■ EXTRACTED INFORMATION ■
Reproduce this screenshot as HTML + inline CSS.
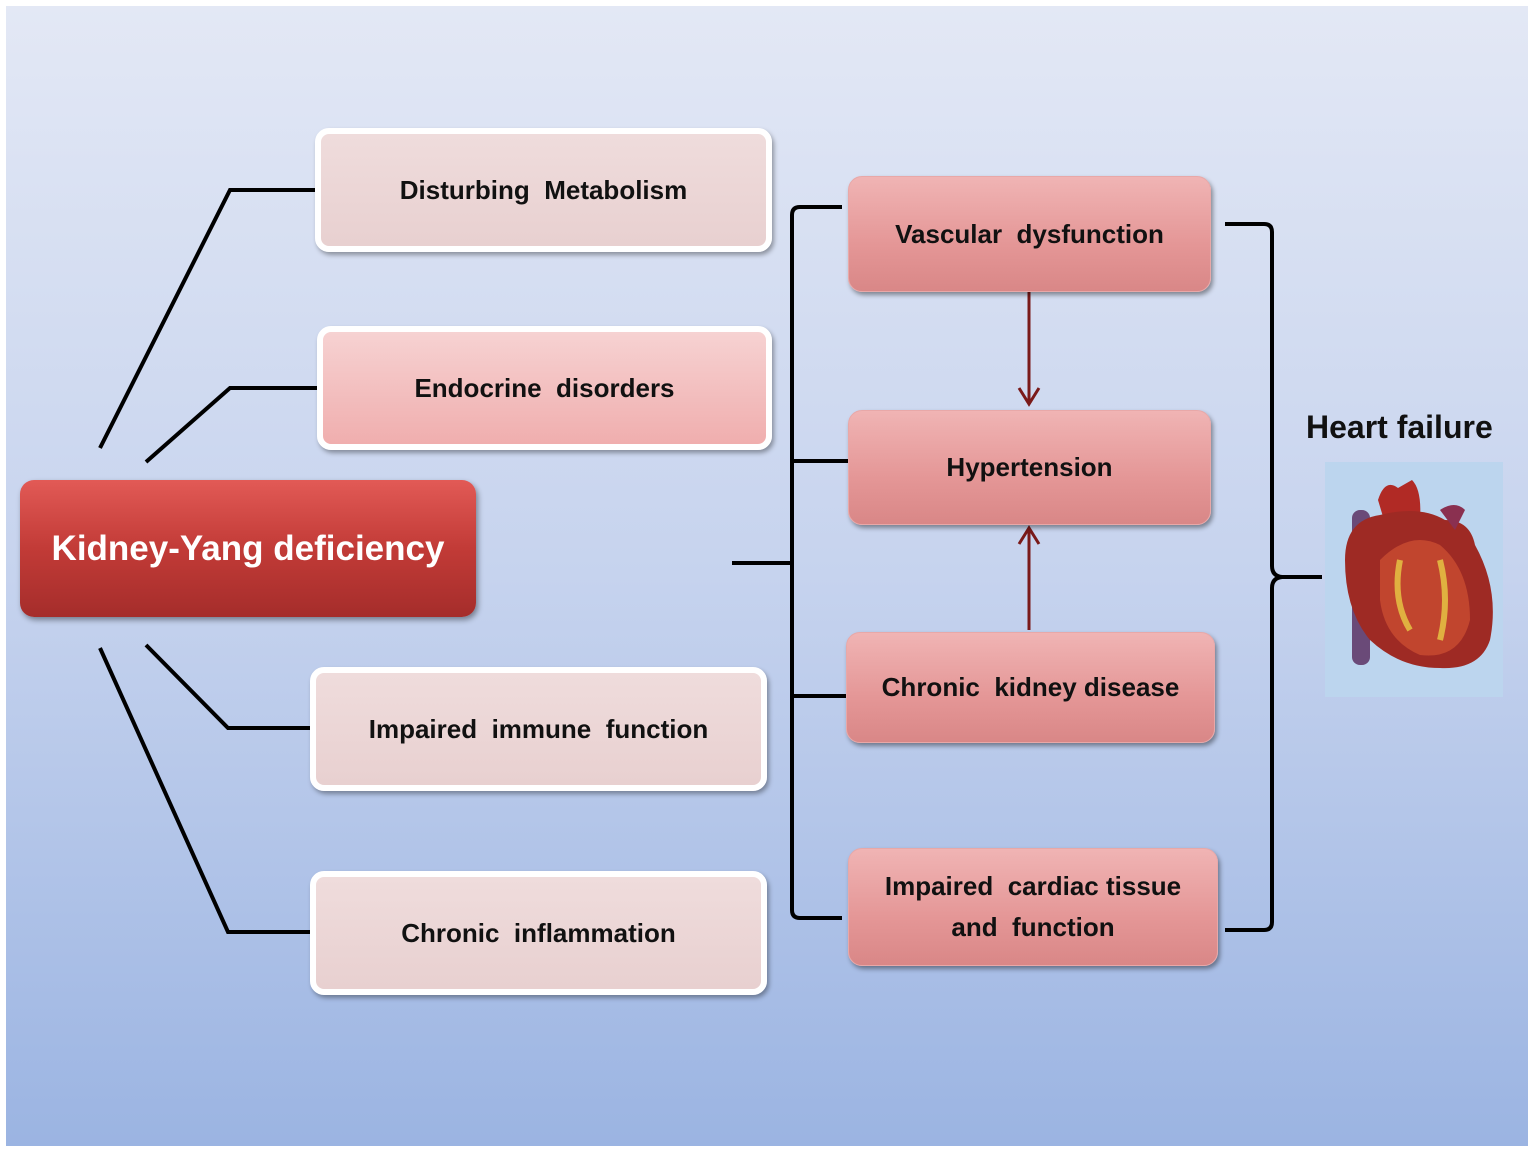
<!DOCTYPE html>
<html><head><style>
body{margin:0;width:1535px;height:1153px;background:#fff;position:relative;overflow:hidden;font-family:"Liberation Sans",sans-serif}
#bg{position:absolute;left:6px;top:6px;width:1522px;height:1140px;background:linear-gradient(#e3e8f5,#c6d3ee 50%,#9bb4e2)}
.b{position:absolute;box-sizing:border-box;display:flex;align-items:center;justify-content:center;text-align:center;font-weight:bold;font-size:26px;color:#111;border-radius:14px;letter-spacing:0}
.l{border:6px solid #fff;box-shadow:2px 3px 5px rgba(0,0,0,.35)}
.m{background:linear-gradient(#f0b4b4,#e49696 60%,#d98787);box-shadow:2px 3px 5px rgba(0,0,0,.4);border:1px solid #e8a8a8}
svg{position:absolute;left:0;top:0}
</style></head><body>
<div id="bg"></div>
<svg width="1535" height="1153">
<g stroke="#000" stroke-width="4" fill="none">
<polyline points="100,448 230,190 318,190"/>
<polyline points="146,462 230,388 320,388"/>
<polyline points="146,645 228,728 313,728"/>
<polyline points="100,648 228,932 313,932"/>
<path d="M842,207 H800 Q792,207 792,215 V910 Q792,918 800,918 H842"/>
<path d="M792,461 H850 M792,696 H850 M732,563 H792"/>
<path d="M1225,224 H1264 Q1272,224 1272,232 V566 Q1272,576 1282,577 H1322 M1282,577 Q1272,578 1272,588 V922 Q1272,930 1264,930 H1225"/>
</g>
<g stroke="#7a1a1a" stroke-width="3" fill="none">
<path d="M1029,292 V402 M1019,388 L1029,404 L1039,388"/>
<path d="M1029,630 V530 M1019,544 L1029,528 L1039,544"/>
</g>
<rect x="1325" y="462" width="178" height="235" fill="#bcd5ee"/>
<g>
<rect x="1352" y="510" width="18" height="155" rx="8" fill="#6a4a78"/>
<path d="M1378,500 Q1385,478 1398,488 L1412,480 Q1422,490 1420,520 L1390,540 Z" fill="#b12a25"/>
<path d="M1345,560 Q1345,520 1380,515 Q1420,505 1445,520 Q1470,520 1475,545 Q1500,590 1490,640 Q1480,670 1440,668 Q1400,668 1370,640 Q1345,610 1345,560 Z" fill="#9e2a24"/>
<path d="M1380,560 Q1410,530 1440,545 Q1470,570 1470,620 Q1460,660 1420,655 Q1385,640 1380,600 Z" fill="#c1452e"/>
<path d="M1440,510 Q1455,500 1465,510 L1455,530 Z" fill="#8a3050"/>
<path d="M1400,560 Q1392,600 1410,630 M1440,560 Q1450,600 1440,640" stroke="#e0b040" stroke-width="6" fill="none"/>
</g>
</svg>
<div class="b l" style="left:315px;top:128px;width:457px;height:124px;background:linear-gradient(#efdcdc,#e8d0d0)">Disturbing&nbsp; Metabolism</div>
<div class="b l" style="left:317px;top:326px;width:455px;height:124px;background:linear-gradient(#f6d2d2,#f0aeae)">Endocrine&nbsp; disorders</div>
<div class="b l" style="left:310px;top:667px;width:457px;height:124px;background:linear-gradient(#efdcdc,#e8d0d0)">Impaired&nbsp; immune&nbsp; function</div>
<div class="b l" style="left:310px;top:871px;width:457px;height:124px;background:linear-gradient(#efdcdc,#e8d0d0)">Chronic&nbsp; inflammation</div>
<div class="b" style="left:20px;top:480px;width:456px;height:137px;background:linear-gradient(#e25a56,#c23b37 50%,#a52d2b);color:#fff;font-size:35px;box-shadow:2px 3px 6px rgba(0,0,0,.4)">Kidney-Yang deficiency</div>
<div class="b m" style="left:848px;top:176px;width:363px;height:116px">Vascular&nbsp; dysfunction</div>
<div class="b m" style="left:848px;top:410px;width:363px;height:115px">Hypertension</div>
<div class="b m" style="left:846px;top:632px;width:369px;height:111px">Chronic&nbsp; kidney disease</div>
<div class="b m" style="left:848px;top:848px;width:370px;height:118px;line-height:41px">Impaired&nbsp; cardiac tissue<br>and&nbsp; function</div>
<div style="position:absolute;left:1306px;top:409px;font-weight:bold;font-size:32px;color:#111">Heart failure</div>
</body></html>
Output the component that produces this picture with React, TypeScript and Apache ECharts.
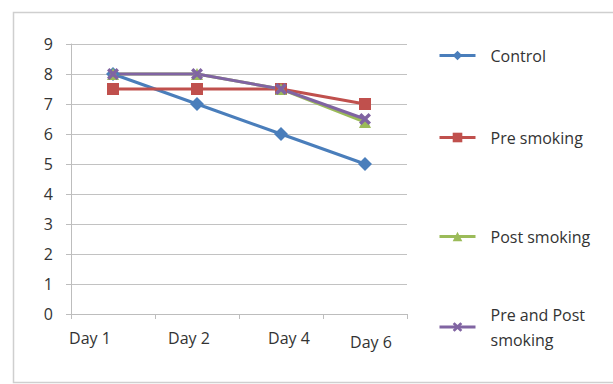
import React, { useEffect, useRef } from "react";
import * as echarts from "echarts";

const days = ["Day 1", "Day 2", "Day 4", "Day 6"];
const control = [8, 7, 6, 5];
const preSmoking = [7.5, 7.5, 7.5, 7];
const postSmoking = [8, 8, 7.5, 6.4];
const prePostSmoking = [8, 8, 7.5, 6.5];
const yTicks = [0, 1, 2, 3, 4, 5, 6, 7, 8, 9];

const FONT = "'Open Sans', sans-serif";
const TEXT = "#333333";
const GRID = "#c2c2c2";

// Filled "X" marker shape
const CROSS =
  "path://M0,2 L2,0 L5,3 L8,0 L10,2 L7,5 L10,8 L8,10 L5,7 L2,10 L0,8 L3,5 Z";

// per-label nudges of the category labels
const labelPads: number[][] = [
  [0, 46, 0, 0],
  [0, 16, 0, 0],
  [0, 0, 0, 16],
  [4, 0, 0, 12],
];

export default function App() {
  const ref = useRef<HTMLDivElement>(null);

  useEffect(() => {
    if (!ref.current) return;
    const chart = echarts.init(ref.current, null, { renderer: "svg" });

    const rich: Record<string, any> = {};
    labelPads.forEach((p, i) => {
      rich["s" + i] = {
        fontFamily: FONT,
        fontSize: 16,
        color: TEXT,
        padding: p,
      };
    });

    const seriesDefs = [
      { name: "Control", data: control, color: "#4a7ebb", symbol: "diamond", size: 14 },
      { name: "Pre smoking", data: preSmoking, color: "#c0504d", symbol: "rect", size: 12 },
      { name: "Post smoking", data: postSmoking, color: "#9bbb59", symbol: "triangle", size: 12 },
      { name: "Pre and Post smoking", data: prePostSmoking, color: "#8064a2", symbol: CROSS, size: 12 },
    ];

    const legendTops = [38, 120, 219, 297];

    chart.setOption({
      animation: false,
      backgroundColor: "#ffffff",
      graphic: [
        {
          type: "rect",
          shape: { x: 13.5, y: 12.5, width: 620, height: 370 },
          style: { fill: "none", stroke: "#cfcfcf", lineWidth: 1.5 },
          silent: true,
        },
      ],
      grid: { left: 71, right: 206, top: 44, bottom: 70 },
      legend: seriesDefs.map((s, i) => ({
        data: [s.name],
        left: 433,
        top: legendTops[i],
        orient: "vertical",
        itemWidth: 36,
        itemHeight: 12,
        selectedMode: false,
        lineStyle: { width: 3 },
        formatter: (n: string) =>
          n === "Pre and Post smoking" ? "Pre and Post\nsmoking" : n,
        textStyle: {
          fontFamily: FONT,
          fontSize: 16,
          color: TEXT,
          lineHeight: 25,
          padding: [0, 0, 0, 10],
        },
      })),
      xAxis: {
        type: "category",
        data: days,
        boundaryGap: true,
        axisLine: { lineStyle: { color: "#bdbdbd", width: 1 } },
        axisTick: { show: true, length: 5, lineStyle: { color: "#bdbdbd" } },
        axisLabel: {
          margin: 16,
          formatter: (v: string, i: number) => `{s${i}|${v}}`,
          rich,
        },
        splitLine: { show: false },
      },
      yAxis: {
        type: "value",
        min: yTicks[0],
        max: yTicks[yTicks.length - 1],
        interval: 1,
        axisLine: { show: true, lineStyle: { color: "#bdbdbd", width: 1 } },
        axisTick: { show: true, length: 5, lineStyle: { color: "#bdbdbd" } },
        axisLabel: {
          fontFamily: FONT,
          fontSize: 16,
          color: TEXT,
          margin: 18,
        },
        splitLine: { lineStyle: { color: GRID, width: 1 } },
      },
      series: seriesDefs.map((s) => ({
        name: s.name,
        type: "line",
        data: s.data,
        symbol: s.symbol,
        symbolSize: s.size,
        showAllSymbol: true,
        lineStyle: { color: s.color, width: 3 },
        itemStyle: { color: s.color, borderWidth: 0 },
        emphasis: { disabled: true },
      })),
    });

    return () => chart.dispose();
  }, []);

  return (
    <div
      ref={ref}
      style={{ position: "fixed", left: 0, top: 0, width: 613, height: 384 }}
    />
  );
}
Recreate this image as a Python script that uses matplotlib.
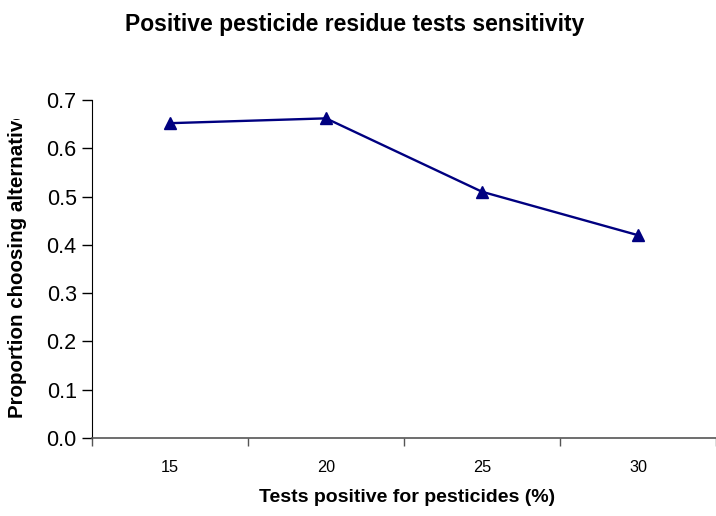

■ CHALLENGE ■
Only the stretch from the line with "Output the component" through the line with "5, 6, 7, 8, 9];" should be copied, exactly and with both ends. Drop the pictures.

■ FINAL RESULT ■
Output the component that produces this picture with React, TypeScript and Apache ECharts.
import React, { useEffect, useRef } from "react";
import * as echarts from "echarts";

const days = ["Day 1", "Day 2", "Day 4", "Day 6"];
const control = [8, 7, 6, 5];
const preSmoking = [7.5, 7.5, 7.5, 7];
const postSmoking = [8, 8, 7.5, 6.4];
const prePostSmoking = [8, 8, 7.5, 6.5];
const yTicks = [0, 1, 2, 3, 4, 5, 6, 7, 8, 9];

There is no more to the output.